>>>
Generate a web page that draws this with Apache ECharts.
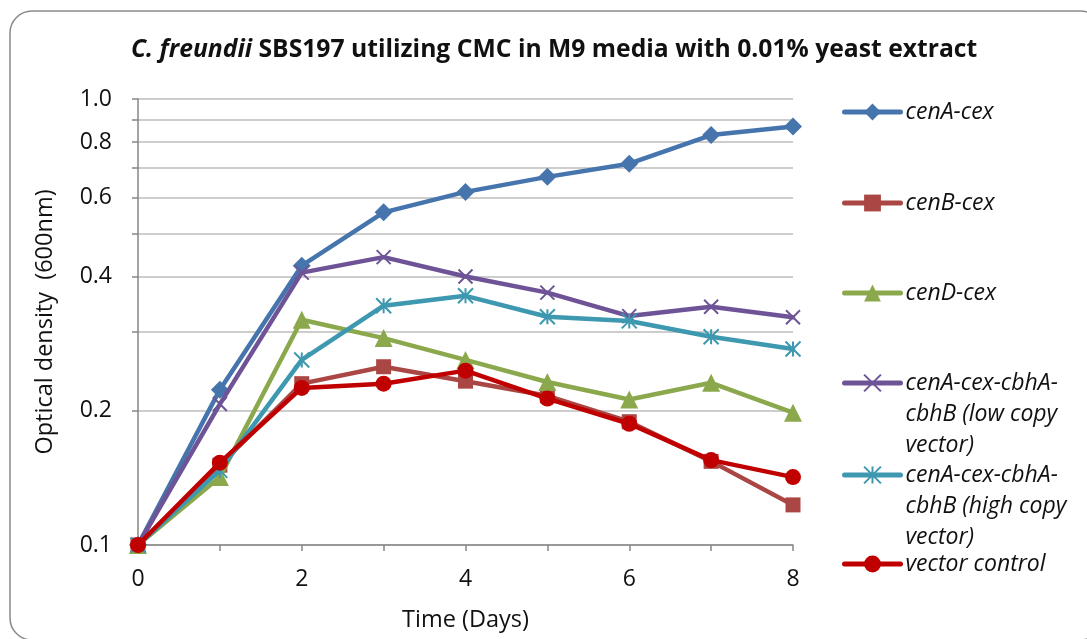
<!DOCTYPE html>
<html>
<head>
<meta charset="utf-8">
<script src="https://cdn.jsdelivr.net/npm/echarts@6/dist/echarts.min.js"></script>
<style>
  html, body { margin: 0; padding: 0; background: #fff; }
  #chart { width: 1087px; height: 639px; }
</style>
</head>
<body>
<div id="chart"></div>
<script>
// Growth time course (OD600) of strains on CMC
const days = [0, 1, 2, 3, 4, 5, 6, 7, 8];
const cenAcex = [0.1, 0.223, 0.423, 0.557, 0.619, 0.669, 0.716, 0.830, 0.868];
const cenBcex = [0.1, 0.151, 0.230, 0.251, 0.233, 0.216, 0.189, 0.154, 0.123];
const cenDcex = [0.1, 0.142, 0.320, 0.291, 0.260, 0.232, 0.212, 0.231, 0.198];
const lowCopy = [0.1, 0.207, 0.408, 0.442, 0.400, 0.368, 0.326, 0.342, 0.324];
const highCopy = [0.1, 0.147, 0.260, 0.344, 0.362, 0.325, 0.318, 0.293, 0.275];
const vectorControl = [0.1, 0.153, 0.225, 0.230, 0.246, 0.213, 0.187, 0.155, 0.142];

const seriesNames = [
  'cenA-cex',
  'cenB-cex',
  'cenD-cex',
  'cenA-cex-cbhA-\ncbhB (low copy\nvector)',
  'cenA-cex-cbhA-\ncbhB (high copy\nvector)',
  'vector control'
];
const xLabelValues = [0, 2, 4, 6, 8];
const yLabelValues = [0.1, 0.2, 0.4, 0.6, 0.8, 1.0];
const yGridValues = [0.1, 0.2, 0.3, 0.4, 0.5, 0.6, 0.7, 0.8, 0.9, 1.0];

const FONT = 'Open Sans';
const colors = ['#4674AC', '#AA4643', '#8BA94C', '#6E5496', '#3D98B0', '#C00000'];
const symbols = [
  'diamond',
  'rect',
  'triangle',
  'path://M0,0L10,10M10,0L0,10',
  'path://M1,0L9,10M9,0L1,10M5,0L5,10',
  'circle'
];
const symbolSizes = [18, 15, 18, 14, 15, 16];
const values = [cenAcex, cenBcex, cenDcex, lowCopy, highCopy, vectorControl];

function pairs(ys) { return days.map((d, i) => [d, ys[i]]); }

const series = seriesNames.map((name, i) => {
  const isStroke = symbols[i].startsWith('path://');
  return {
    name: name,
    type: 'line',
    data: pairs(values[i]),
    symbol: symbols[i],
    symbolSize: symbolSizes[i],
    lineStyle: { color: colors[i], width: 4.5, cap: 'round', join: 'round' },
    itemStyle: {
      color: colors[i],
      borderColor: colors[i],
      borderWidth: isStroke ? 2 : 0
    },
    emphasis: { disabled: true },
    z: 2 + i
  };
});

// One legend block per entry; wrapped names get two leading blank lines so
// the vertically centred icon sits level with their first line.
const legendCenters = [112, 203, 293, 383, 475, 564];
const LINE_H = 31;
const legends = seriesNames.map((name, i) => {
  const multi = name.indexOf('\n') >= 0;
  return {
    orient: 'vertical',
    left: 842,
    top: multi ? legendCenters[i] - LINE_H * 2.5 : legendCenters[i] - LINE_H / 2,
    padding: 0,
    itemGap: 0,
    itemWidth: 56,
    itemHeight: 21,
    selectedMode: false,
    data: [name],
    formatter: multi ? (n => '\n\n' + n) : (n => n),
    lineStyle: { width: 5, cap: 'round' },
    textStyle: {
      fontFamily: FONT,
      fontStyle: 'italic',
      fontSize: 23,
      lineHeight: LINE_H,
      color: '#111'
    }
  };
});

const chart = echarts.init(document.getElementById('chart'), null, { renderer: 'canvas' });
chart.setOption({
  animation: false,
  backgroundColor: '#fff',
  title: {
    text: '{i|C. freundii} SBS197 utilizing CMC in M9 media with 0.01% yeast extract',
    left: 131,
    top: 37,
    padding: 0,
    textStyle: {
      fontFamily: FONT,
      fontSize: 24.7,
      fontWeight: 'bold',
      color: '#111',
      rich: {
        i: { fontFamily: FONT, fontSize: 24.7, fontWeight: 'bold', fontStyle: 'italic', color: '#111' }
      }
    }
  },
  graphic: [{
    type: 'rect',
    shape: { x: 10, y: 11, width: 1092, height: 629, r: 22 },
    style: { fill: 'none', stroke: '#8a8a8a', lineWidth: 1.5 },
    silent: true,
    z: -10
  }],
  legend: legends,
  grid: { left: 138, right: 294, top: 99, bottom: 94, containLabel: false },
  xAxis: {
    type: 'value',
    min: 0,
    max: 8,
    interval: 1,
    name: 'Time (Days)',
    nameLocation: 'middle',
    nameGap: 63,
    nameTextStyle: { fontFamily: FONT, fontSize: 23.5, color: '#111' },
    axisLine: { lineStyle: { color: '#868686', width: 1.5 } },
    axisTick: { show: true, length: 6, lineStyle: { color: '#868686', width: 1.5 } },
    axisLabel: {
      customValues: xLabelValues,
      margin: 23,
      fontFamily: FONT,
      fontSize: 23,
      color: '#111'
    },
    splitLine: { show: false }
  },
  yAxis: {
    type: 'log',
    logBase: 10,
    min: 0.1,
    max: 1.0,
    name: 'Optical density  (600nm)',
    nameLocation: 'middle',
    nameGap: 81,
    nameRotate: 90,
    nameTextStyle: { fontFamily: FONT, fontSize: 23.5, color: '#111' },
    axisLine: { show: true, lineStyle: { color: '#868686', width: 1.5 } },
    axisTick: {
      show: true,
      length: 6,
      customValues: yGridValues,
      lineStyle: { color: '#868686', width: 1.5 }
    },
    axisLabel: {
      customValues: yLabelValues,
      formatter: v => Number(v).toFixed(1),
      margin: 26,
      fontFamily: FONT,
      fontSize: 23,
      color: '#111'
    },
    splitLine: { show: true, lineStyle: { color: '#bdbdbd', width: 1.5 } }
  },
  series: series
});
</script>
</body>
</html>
<<<
The exercise
Replicate the material above verbatim; images stay out of the copy.

Task solution
Generate a web page that draws this with Apache ECharts.
<!DOCTYPE html>
<html>
<head>
<meta charset="utf-8">
<script src="https://cdn.jsdelivr.net/npm/echarts@6/dist/echarts.min.js"></script>
<style>
  html, body { margin: 0; padding: 0; background: #fff; }
  #chart { width: 1087px; height: 639px; }
</style>
</head>
<body>
<div id="chart"></div>
<script>
// Growth time course (OD600) of strains on CMC
const days = [0, 1, 2, 3, 4, 5, 6, 7, 8];
const cenAcex = [0.1, 0.223, 0.423, 0.557, 0.619, 0.669, 0.716, 0.830, 0.868];
const cenBcex = [0.1, 0.151, 0.230, 0.251, 0.233, 0.216, 0.189, 0.154, 0.123];
const cenDcex = [0.1, 0.142, 0.320, 0.291, 0.260, 0.232, 0.212, 0.231, 0.198];
const lowCopy = [0.1, 0.207, 0.408, 0.442, 0.400, 0.368, 0.326, 0.342, 0.324];
const highCopy = [0.1, 0.147, 0.260, 0.344, 0.362, 0.325, 0.318, 0.293, 0.275];
const vectorControl = [0.1, 0.153, 0.225, 0.230, 0.246, 0.213, 0.187, 0.155, 0.142];

const seriesNames = [
  'cenA-cex',
  'cenB-cex',
  'cenD-cex',
  'cenA-cex-cbhA-\ncbhB (low copy\nvector)',
  'cenA-cex-cbhA-\ncbhB (high copy\nvector)',
  'vector control'
];
const xLabelValues = [0, 2, 4, 6, 8];
const yLabelValues = [0.1, 0.2, 0.4, 0.6, 0.8, 1.0];
const yGridValues = [0.1, 0.2, 0.3, 0.4, 0.5, 0.6, 0.7, 0.8, 0.9, 1.0];

const FONT = 'Open Sans';
const colors = ['#4674AC', '#AA4643', '#8BA94C', '#6E5496', '#3D98B0', '#C00000'];
const symbols = [
  'diamond',
  'rect',
  'triangle',
  'path://M0,0L10,10M10,0L0,10',
  'path://M1,0L9,10M9,0L1,10M5,0L5,10',
  'circle'
];
const symbolSizes = [18, 15, 18, 14, 15, 16];
const values = [cenAcex, cenBcex, cenDcex, lowCopy, highCopy, vectorControl];

function pairs(ys) { return days.map((d, i) => [d, ys[i]]); }

const series = seriesNames.map((name, i) => {
  const isStroke = symbols[i].startsWith('path://');
  return {
    name: name,
    type: 'line',
    data: pairs(values[i]),
    symbol: symbols[i],
    symbolSize: symbolSizes[i],
    lineStyle: { color: colors[i], width: 4.5, cap: 'round', join: 'round' },
    itemStyle: {
      color: colors[i],
      borderColor: colors[i],
      borderWidth: isStroke ? 2 : 0
    },
    emphasis: { disabled: true },
    z: 2 + i
  };
});

// One legend block per entry; wrapped names get two leading blank lines so
// the vertically centred icon sits level with their first line.
const legendCenters = [112, 203, 293, 383, 475, 564];
const LINE_H = 31;
const legends = seriesNames.map((name, i) => {
  const multi = name.indexOf('\n') >= 0;
  return {
    orient: 'vertical',
    left: 842,
    top: multi ? legendCenters[i] - LINE_H * 2.5 : legendCenters[i] - LINE_H / 2,
    padding: 0,
    itemGap: 0,
    itemWidth: 56,
    itemHeight: 21,
    selectedMode: false,
    data: [name],
    formatter: multi ? (n => '\n\n' + n) : (n => n),
    lineStyle: { width: 5, cap: 'round' },
    textStyle: {
      fontFamily: FONT,
      fontStyle: 'italic',
      fontSize: 23,
      lineHeight: LINE_H,
      color: '#111'
    }
  };
});

const chart = echarts.init(document.getElementById('chart'), null, { renderer: 'canvas' });
chart.setOption({
  animation: false,
  backgroundColor: '#fff',
  title: {
    text: '{i|C. freundii} SBS197 utilizing CMC in M9 media with 0.01% yeast extract',
    left: 131,
    top: 37,
    padding: 0,
    textStyle: {
      fontFamily: FONT,
      fontSize: 24.7,
      fontWeight: 'bold',
      color: '#111',
      rich: {
        i: { fontFamily: FONT, fontSize: 24.7, fontWeight: 'bold', fontStyle: 'italic', color: '#111' }
      }
    }
  },
  graphic: [{
    type: 'rect',
    shape: { x: 10, y: 11, width: 1092, height: 629, r: 22 },
    style: { fill: 'none', stroke: '#8a8a8a', lineWidth: 1.5 },
    silent: true,
    z: -10
  }],
  legend: legends,
  grid: { left: 138, right: 294, top: 99, bottom: 94, containLabel: false },
  xAxis: {
    type: 'value',
    min: 0,
    max: 8,
    interval: 1,
    name: 'Time (Days)',
    nameLocation: 'middle',
    nameGap: 63,
    nameTextStyle: { fontFamily: FONT, fontSize: 23.5, color: '#111' },
    axisLine: { lineStyle: { color: '#868686', width: 1.5 } },
    axisTick: { show: true, length: 6, lineStyle: { color: '#868686', width: 1.5 } },
    axisLabel: {
      customValues: xLabelValues,
      margin: 23,
      fontFamily: FONT,
      fontSize: 23,
      color: '#111'
    },
    splitLine: { show: false }
  },
  yAxis: {
    type: 'log',
    logBase: 10,
    min: 0.1,
    max: 1.0,
    name: 'Optical density  (600nm)',
    nameLocation: 'middle',
    nameGap: 81,
    nameRotate: 90,
    nameTextStyle: { fontFamily: FONT, fontSize: 23.5, color: '#111' },
    axisLine: { show: true, lineStyle: { color: '#868686', width: 1.5 } },
    axisTick: {
      show: true,
      length: 6,
      customValues: yGridValues,
      lineStyle: { color: '#868686', width: 1.5 }
    },
    axisLabel: {
      customValues: yLabelValues,
      formatter: v => Number(v).toFixed(1),
      margin: 26,
      fontFamily: FONT,
      fontSize: 23,
      color: '#111'
    },
    splitLine: { show: true, lineStyle: { color: '#bdbdbd', width: 1.5 } }
  },
  series: series
});
</script>
</body>
</html>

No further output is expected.